**EXERCISE DIRECTIONS**.
Reproduce each line that includes the word "code".
+++ RECORDS FOR THIS EXERCISE
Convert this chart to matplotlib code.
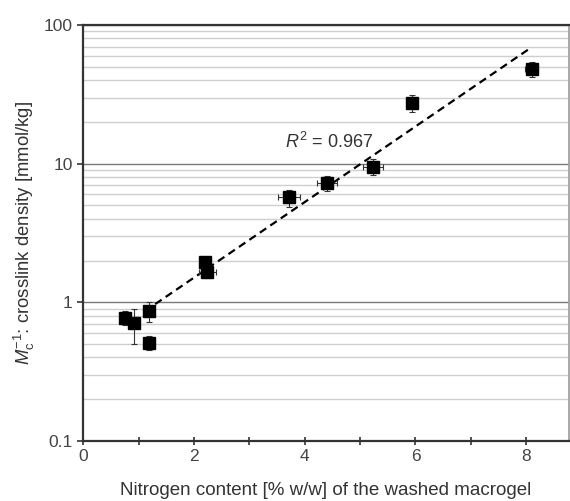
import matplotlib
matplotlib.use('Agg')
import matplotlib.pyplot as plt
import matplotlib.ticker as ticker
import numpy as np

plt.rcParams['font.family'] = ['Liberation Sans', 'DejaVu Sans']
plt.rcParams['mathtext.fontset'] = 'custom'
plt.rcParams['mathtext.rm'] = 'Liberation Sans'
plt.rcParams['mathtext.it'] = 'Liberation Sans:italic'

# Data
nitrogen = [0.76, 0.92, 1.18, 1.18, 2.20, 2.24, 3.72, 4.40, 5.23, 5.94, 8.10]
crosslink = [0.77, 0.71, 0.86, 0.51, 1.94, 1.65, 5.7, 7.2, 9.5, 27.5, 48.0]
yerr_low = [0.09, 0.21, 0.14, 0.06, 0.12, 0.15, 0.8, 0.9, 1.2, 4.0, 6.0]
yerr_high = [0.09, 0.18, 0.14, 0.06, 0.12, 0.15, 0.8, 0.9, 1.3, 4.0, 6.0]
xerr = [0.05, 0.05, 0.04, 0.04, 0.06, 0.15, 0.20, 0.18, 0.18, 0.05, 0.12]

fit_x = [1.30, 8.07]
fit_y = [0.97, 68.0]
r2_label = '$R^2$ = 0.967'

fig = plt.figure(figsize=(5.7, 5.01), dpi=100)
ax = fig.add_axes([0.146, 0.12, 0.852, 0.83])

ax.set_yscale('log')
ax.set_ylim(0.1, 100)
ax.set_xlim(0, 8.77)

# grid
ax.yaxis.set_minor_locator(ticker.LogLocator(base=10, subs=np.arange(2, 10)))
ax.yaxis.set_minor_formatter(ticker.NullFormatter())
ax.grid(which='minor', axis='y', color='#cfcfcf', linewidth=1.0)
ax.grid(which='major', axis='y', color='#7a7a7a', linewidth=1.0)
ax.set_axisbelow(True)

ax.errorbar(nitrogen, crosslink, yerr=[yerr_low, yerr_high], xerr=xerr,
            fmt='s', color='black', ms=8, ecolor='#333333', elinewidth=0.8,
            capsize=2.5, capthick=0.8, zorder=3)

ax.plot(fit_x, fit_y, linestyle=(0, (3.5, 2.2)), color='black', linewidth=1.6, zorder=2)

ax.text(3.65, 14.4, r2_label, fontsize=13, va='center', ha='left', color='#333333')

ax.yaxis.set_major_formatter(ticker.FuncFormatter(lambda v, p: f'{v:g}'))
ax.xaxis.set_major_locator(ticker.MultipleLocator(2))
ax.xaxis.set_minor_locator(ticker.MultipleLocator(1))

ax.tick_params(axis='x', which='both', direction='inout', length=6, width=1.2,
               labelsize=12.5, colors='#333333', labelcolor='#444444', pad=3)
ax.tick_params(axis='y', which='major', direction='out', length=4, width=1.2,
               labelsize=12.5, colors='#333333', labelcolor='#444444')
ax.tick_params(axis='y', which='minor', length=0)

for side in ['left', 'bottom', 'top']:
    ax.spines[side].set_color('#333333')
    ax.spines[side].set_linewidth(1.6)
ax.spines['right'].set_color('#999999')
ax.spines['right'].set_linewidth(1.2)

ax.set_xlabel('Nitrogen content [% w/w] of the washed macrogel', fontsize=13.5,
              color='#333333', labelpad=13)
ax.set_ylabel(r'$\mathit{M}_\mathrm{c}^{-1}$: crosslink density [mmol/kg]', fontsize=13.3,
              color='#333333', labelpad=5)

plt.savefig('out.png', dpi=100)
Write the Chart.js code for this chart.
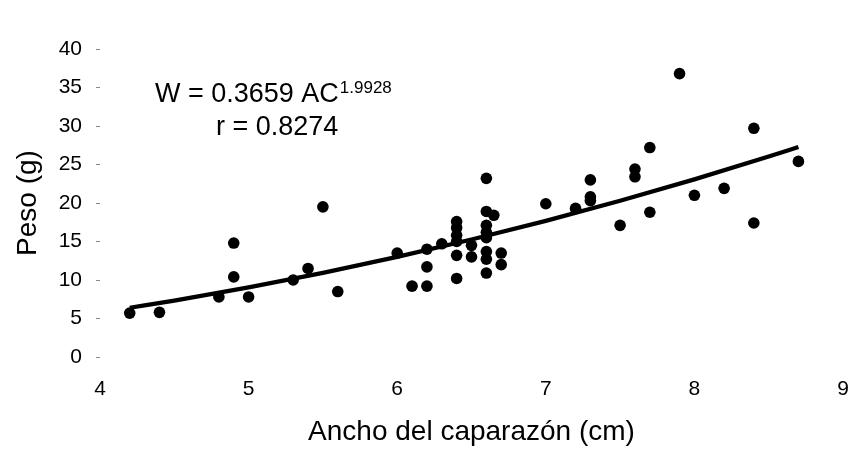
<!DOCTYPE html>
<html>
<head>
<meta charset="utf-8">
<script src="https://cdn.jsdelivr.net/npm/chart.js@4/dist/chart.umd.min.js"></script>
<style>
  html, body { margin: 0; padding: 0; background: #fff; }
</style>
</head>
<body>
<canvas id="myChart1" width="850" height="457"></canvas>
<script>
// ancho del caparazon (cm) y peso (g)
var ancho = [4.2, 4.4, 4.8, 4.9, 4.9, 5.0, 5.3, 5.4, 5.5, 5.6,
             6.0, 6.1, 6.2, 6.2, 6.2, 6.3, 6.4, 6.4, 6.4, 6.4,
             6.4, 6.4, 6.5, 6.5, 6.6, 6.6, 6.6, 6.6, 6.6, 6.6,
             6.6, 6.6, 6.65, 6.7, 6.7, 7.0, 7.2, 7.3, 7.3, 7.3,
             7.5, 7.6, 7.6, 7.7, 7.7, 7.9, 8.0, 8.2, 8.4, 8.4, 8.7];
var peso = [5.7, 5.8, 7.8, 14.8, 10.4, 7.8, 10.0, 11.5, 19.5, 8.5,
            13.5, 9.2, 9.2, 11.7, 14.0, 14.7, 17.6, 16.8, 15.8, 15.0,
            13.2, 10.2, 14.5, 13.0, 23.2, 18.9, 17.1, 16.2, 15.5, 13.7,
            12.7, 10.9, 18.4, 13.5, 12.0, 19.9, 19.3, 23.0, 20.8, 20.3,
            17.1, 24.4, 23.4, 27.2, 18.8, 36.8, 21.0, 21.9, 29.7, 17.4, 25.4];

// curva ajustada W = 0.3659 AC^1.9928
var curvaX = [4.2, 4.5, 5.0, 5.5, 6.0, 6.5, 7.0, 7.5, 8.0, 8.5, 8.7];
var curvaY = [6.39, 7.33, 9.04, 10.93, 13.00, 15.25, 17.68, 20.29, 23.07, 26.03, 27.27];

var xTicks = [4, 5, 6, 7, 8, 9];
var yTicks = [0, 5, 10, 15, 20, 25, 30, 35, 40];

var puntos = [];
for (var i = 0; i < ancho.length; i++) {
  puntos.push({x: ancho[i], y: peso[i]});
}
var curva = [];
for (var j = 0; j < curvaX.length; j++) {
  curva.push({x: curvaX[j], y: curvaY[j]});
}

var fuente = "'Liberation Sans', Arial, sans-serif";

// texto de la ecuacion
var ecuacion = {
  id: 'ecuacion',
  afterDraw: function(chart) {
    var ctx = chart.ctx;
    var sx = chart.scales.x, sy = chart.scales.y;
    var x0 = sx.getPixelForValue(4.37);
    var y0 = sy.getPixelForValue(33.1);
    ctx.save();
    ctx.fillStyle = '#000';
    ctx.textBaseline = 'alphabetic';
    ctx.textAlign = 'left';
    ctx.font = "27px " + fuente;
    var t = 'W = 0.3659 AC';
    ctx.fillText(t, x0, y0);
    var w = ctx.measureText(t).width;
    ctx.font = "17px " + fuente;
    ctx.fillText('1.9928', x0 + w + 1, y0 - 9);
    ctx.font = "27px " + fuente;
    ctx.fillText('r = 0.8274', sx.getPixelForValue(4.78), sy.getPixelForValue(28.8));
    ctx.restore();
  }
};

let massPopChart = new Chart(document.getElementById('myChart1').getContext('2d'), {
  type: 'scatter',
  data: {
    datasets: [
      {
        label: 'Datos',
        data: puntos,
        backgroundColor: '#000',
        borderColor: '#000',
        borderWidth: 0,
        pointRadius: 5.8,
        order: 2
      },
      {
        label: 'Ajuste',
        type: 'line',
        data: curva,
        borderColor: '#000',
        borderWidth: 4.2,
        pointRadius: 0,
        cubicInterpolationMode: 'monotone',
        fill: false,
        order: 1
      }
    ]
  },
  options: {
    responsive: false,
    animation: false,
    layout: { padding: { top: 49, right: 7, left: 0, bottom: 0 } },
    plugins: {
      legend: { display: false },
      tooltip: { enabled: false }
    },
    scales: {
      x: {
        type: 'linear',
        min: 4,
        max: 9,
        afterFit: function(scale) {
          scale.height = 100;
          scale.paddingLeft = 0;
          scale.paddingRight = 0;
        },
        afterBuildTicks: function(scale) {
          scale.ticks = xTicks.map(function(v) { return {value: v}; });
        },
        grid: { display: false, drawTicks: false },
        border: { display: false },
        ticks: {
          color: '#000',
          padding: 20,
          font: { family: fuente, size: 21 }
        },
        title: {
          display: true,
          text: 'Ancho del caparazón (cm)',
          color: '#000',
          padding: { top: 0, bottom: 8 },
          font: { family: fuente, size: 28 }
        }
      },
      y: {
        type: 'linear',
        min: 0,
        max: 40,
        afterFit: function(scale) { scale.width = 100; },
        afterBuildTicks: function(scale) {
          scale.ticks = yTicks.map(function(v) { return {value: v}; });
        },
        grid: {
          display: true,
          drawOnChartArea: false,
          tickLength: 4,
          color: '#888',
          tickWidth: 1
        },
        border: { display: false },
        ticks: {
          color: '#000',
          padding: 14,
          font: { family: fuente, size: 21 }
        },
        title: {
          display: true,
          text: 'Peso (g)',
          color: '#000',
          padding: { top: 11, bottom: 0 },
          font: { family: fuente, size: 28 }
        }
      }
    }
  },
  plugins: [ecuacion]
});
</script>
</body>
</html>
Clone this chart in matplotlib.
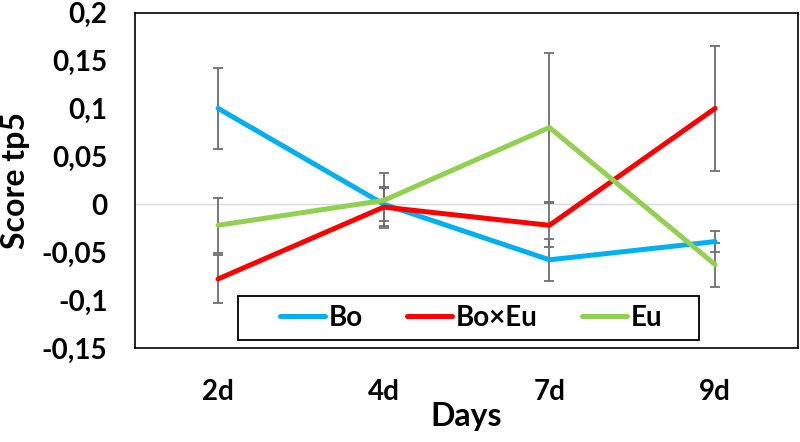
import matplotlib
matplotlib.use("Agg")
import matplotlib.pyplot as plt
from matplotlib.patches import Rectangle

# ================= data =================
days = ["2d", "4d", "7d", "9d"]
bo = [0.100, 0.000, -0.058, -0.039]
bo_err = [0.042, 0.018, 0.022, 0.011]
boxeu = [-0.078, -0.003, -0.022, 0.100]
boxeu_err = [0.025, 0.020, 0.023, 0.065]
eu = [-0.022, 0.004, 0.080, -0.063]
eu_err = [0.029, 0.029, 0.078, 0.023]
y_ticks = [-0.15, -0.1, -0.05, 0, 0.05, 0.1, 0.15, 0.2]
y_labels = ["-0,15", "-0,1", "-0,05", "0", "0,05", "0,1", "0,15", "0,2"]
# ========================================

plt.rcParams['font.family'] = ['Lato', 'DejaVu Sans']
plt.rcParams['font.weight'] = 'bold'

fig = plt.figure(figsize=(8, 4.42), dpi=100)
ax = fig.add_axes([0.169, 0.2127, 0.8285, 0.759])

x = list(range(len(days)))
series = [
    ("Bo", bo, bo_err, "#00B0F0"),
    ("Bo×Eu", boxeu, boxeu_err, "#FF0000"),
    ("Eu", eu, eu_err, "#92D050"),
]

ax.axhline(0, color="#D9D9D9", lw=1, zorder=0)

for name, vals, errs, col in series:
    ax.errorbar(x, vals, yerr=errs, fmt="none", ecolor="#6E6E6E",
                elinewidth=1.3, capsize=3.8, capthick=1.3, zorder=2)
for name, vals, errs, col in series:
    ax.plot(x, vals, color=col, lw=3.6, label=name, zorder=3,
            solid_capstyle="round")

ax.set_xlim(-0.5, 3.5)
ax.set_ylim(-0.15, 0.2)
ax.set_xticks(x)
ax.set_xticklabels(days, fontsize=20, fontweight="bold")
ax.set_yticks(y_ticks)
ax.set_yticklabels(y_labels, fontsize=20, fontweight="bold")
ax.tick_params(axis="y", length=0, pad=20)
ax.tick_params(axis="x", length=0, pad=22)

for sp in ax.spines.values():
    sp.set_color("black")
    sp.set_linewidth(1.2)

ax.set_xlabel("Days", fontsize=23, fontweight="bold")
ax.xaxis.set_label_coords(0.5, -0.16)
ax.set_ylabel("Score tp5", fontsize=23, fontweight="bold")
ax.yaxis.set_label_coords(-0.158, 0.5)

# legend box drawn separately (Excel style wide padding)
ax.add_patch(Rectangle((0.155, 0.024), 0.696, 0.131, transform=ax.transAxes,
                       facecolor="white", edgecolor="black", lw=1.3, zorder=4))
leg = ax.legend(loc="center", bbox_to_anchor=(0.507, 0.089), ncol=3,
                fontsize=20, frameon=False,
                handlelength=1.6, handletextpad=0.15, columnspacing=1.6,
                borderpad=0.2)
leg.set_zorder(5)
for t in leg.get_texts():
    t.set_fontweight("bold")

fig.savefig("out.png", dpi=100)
++++++
**FINISHED ANSWER**.
Convert this chart to matplotlib code.
Write the Chart.js code for this chart.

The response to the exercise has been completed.